The paradox arises because the principle of indifference can be used in incompatible ways. We have no evidence that favors the side-length lying in the interval [0, 1/2] over its lying in [1/2, 1], or vice versa, so the principle requires us to give probability 1/2 to each. Unfortunately, we also have no evidence that favors the face-area lying in any of the four intervals [0, 1/4], [1/4, 1/2], [1/2, 3/4], and [3/4, 1] over any of the others, so we must give probability 1/4 to each. The event ‘the side-length lies in [0, 1/2]’, receives a different probability when merely redescribed. And so it goes, for all the other reformulations of the problem. We cannot meet any pair of these constraints simultaneously, let alone all of them.

The underlying logic

The argument is based on there being a contradiction. The precise description of that contradiction varies according to the way the author has described the problem, but the reason for its existence is always the same.

insufficiency

We seem to have two ways to calculate the distribution of face areas (Similar arguments apply to volumes). These are:-

1. To apply the Principle of Indifference directly to the distribution of areas, to obtain the uniform distribution.

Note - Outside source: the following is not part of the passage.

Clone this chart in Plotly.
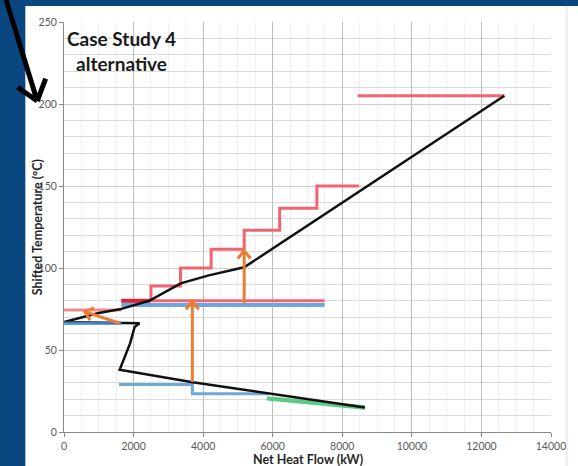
import numpy as np
import plotly.graph_objects as go

# ---- data: shifted temperature (°C) vs net heat flow (kW) ----
gcc_heat = [12660, 9580, 5180, 4160, 3355, 2450, 1600, 1000, 0,
            2170, 2030, 1900, 1600, 3700, 5900, 8650]
gcc_temp = [205, 162, 100.4, 95.5, 90.6, 80, 74.8, 72.6, 67,
            66.3, 64, 54, 38, 30.3, 23.5, 15]

hot_util_heat = [8440, 12660]
hot_util_temp = [205, 205]

hot_step_heat = [2500, 2500, 3350, 3350, 4230, 4230, 5180, 5180,
                 6200, 6200, 7270, 7270, 8480]
hot_step_temp = [80, 89, 89, 100, 100, 111.4, 111.4, 123, 123,
                 136.4, 136.4, 150, 150]

hot_line_heat = [1650, 7490]
hot_line_temp = [80, 80]
hot_overlap_heat = [1650, 2480]
hot_overlap_temp = [80, 80]
hot_left_heat = [0, 1650]
hot_left_temp = [74.4, 74.4]

cold_line_heat = [1650, 7490]
cold_line_temp = [77.4, 77.4]
cold_left_heat = [0, 1650]
cold_left_temp = [66.3, 66.3]
cold_step_heat = [1580, 3690, 3690, 5880]
cold_step_temp = [29, 29, 23.3, 23.3]

green_heat = [5830, 8650]
green_temp = [20.5, 15]

# heat transfer arrows: (from heat, from temp, to heat, to temp)
arrow_from_heat = [1600, 3690, 5180]
arrow_from_temp = [66.3, 30.5, 78.5]
arrow_to_heat = [600, 3690, 5180]
arrow_to_temp = [73.4, 79.5, 110.5]

X_MAX, Y_MAX = 14000, 250
W, H = 578, 466
M_L, M_R, M_T, M_B = 64, 23, 22, 34
PW, PH = W - M_L - M_R, H - M_T - M_B
SX, SY = PW / X_MAX, PH / Y_MAX  # pixels per data unit


def chevron(x0, y0, x1, y1, length=10, spread=np.radians(40)):
    ang = np.arctan2((y1 - y0) * SY, (x1 - x0) * SX)
    pts_x, pts_y = [], []
    for s in (1, -1):
        a = ang + np.pi + s * spread
        pts_x.append(x1 + length * np.cos(a) / SX)
        pts_y.append(y1 + length * np.sin(a) / SY)
    return [pts_x[0], x1, pts_x[1]], [pts_y[0], y1, pts_y[1]]


def seg(x, y, color, width, opacity=1.0):
    return go.Scatter(x=x, y=y, mode="lines", opacity=opacity,
                      line=dict(color=color, width=width),
                      hoverinfo="skip", showlegend=False)


RED = "#f2646f"
BLUE = "#6ea7dc"
fig = go.Figure()

fig.add_trace(seg(hot_util_heat, hot_util_temp, RED, 3))
fig.add_trace(seg(hot_step_heat, hot_step_temp, RED, 3))
fig.add_trace(seg(hot_left_heat, hot_left_temp, "#f3878f", 3))
fig.add_trace(seg(cold_line_heat, cold_line_temp, BLUE, 4))
fig.add_trace(seg(hot_line_heat, hot_line_temp, RED, 3))
fig.add_trace(seg(hot_overlap_heat, hot_overlap_temp, "#d7263c", 4))
fig.add_trace(seg(cold_step_heat, cold_step_temp, BLUE, 3))
fig.add_trace(seg(green_heat, green_temp, "#5cc985", 4.5))
fig.add_trace(seg(gcc_heat, gcc_temp, "#111111", 2.5))
fig.add_trace(seg(cold_left_heat, cold_left_temp, "#4f8fcf", 3.5, 0.85))

for fx, fy, tx, ty in zip(arrow_from_heat, arrow_from_temp,
                          arrow_to_heat, arrow_to_temp):
    cx, cy = chevron(fx, fy, tx, ty)
    fig.add_trace(seg([fx, tx, None] + cx, [fy, ty, None] + cy, "#ed7d31", 3))

FONT = "Lato, 'Open Sans', sans-serif"

fig.update_xaxes(range=[0, X_MAX], dtick=2000, tickformat="d", showgrid=True,
                 gridcolor="#bdbdbd", gridwidth=1,
                 minor=dict(dtick=500, showgrid=True, gridcolor="#f0f0f0"),
                 showline=True, linecolor="#8a8a8a", linewidth=1,
                 ticks="outside", ticklen=4, tickcolor="#8a8a8a",
                 tickfont=dict(family=FONT, size=10.5, color="#595959"),
                 zeroline=False, fixedrange=True)
fig.update_yaxes(range=[0, Y_MAX], dtick=50, tickformat="d", showgrid=True,
                 gridcolor="#cdcdcd", gridwidth=1,
                 minor=dict(dtick=10, showgrid=True, gridcolor="#dcdcdc"),
                 showline=True, linecolor="#8a8a8a", linewidth=1,
                 ticks="outside", ticklen=4, tickcolor="#8a8a8a",
                 tickfont=dict(family=FONT, size=10.5, color="#595959"),
                 zeroline=False, fixedrange=True)


def px_x(p):
    return (p - M_L) / PW


def px_y(p):
    return (H - M_B - p) / PH


NAVY = "#0a4680"
shapes = [
    dict(type="rect", xref="paper", yref="paper", x0=px_x(-5), x1=px_x(25),
         y0=px_y(H + 5), y1=px_y(-5), fillcolor=NAVY, line=dict(width=0)),
    dict(type="rect", xref="paper", yref="paper", x0=px_x(-5), x1=px_x(W + 5),
         y0=px_y(6), y1=px_y(-5), fillcolor=NAVY, line=dict(width=0)),
    dict(type="line", xref="paper", yref="paper", x0=px_x(571), x1=px_x(571),
         y0=px_y(6), y1=px_y(H + 5), line=dict(color="#d5dce6", width=1)),
]

# pointer arrow in the left margin
tail, tip = np.array([5.0, -2.0]), np.array([37.0, 101.0])
back = (tail - tip) / np.linalg.norm(tail - tip)
arm = 24
path = f"M {px_x(tail[0])},{px_y(tail[1])} L {px_x(tip[0])},{px_y(tip[1])}"
for s in (1, -1):
    a = np.radians(38) * s
    rot = np.array([[np.cos(a), -np.sin(a)], [np.sin(a), np.cos(a)]])
    end = tip + arm * rot @ back
    path += f" M {px_x(end[0])},{px_y(end[1])} L {px_x(tip[0])},{px_y(tip[1])}"
shapes.append(dict(type="path", xref="paper", yref="paper", path=path,
                   line=dict(color="#000000", width=5)))

annotations = [
    dict(text="<b>Case Study 4<br>alternative</b>", xref="paper", yref="paper",
         x=px_x(122), y=px_y(51), xanchor="center", yanchor="middle",
         showarrow=False, align="center",
         font=dict(family=FONT, size=19, color="#1a1a1a")),
    dict(text="<b>Net Heat Flow (kW)</b>", xref="paper", yref="paper",
         x=px_x(310), y=px_y(459), xanchor="center", yanchor="middle",
         showarrow=False, font=dict(family=FONT, size=12.5, color="#262626")),
    dict(text="<b>Shifted Temperature (°C)</b>", xref="paper", yref="paper",
         x=px_x(37), y=px_y(227), xanchor="center", yanchor="middle",
         textangle=-90, showarrow=False,
         font=dict(family=FONT, size=12.5, color="#262626")),
]

fig.update_layout(width=W, height=H, autosize=False,
                  margin=dict(l=M_L, r=M_R, t=M_T, b=M_B, pad=0),
                  paper_bgcolor="white", plot_bgcolor="white",
                  shapes=shapes, annotations=annotations, showlegend=False)

fig.write_html("out.html", config=dict(displayModeBar=False))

2. To apply the Principle of Indifference to the distribution of side-lengths, so that they follow the uniform distribution, and then (because area=side²) extrapolate to the faces by squaring it. This gives the face-areas a non-uniform distribution.

(To do these, we need to subdivide the intervals of lengths/areas/volumes into smaller subintervals. That a cube might have its length, etc, falling into a subinterval is one of the "possibilities" referred to by Insufficiency. The diagram shows 12 such subintervals.)

So, the argument goes, there is a contradiction between the extrapolation and Indifference, and one (or both) of them must therefore be wrong. Since it cannot be (?) that the method of extrapolation is wrong -face areas are the square of sides- the error must be with Indifference.

As shown in the diagram, a similar contradiction is obtained when considering volumes.

What is going on?

A good place to start unravelling what is going on is with Hájek's question "What, then, is the probability of the event in question?". The answer to this is "We don't know: we would have to visit the factory and measure some cubes to know that."

Once we have answered that question, there follows another: "What, then, is the uniform distribution giving us?". The answer to this is that it is giving us an estimate -actually, the so-called best-estimate- of the distribution.

The uniform distribution of side-lengths is an estimate: an approximation which comes about because of a theoretical averaging process, usually making use of a symmetry argument. It is the mean over the set of all possible distributions. Likewise for the uniform distributions of face-areas or of cube-volumes.

So we have two different estimates of face-area, obtained in two different ways: one, by best-estimating them directly, the other by best-estimating the sides and then squaring that. Likewise for volumes (but involving cubing rather than squaring).

This is what is claimed to be the contradiction. However, there is nothing wrong with having two different estimates: there is no logical contradiction of the form A & not-A, and having different estimates of the same thing is part of everyday science.

There is nothing contradictory or paradoxical about saying one estimate is uniform but the other is not uniform. The paradox arises only when we stop using the two different estimates as estimates and start treating them both as if they were the actual distribution: it is here that the contradiction arises, the distribution is uniform & the distribution is not uniform.

The Perfect Cube Factory goes wrong by claiming that Indifference gives the actual probability rather than an estimate of, or mean of, the probability.

Look at it in another way. It is a basic arithmetic fact that the square of the mean is not (except in very special cases) equal to the mean of the squares.

Try it on a simple example. Take the numbers {1,10}. Their mean is (1+10)/2=5.5, whose square is 30.25; so the square of the mean is 30.25. But their squares are {1,100}, so the mean of the squares is (1+100)/2=50.5.

That there is a fault in the Perfect Cube Factory argument is beyond doubt. What the proponents are doing is pointing the finger-of-fault at Indifference. In fact, there is a fundamental error in their own argument -the assumption that the mean of squares should be equal to the square of means, when that is not the case.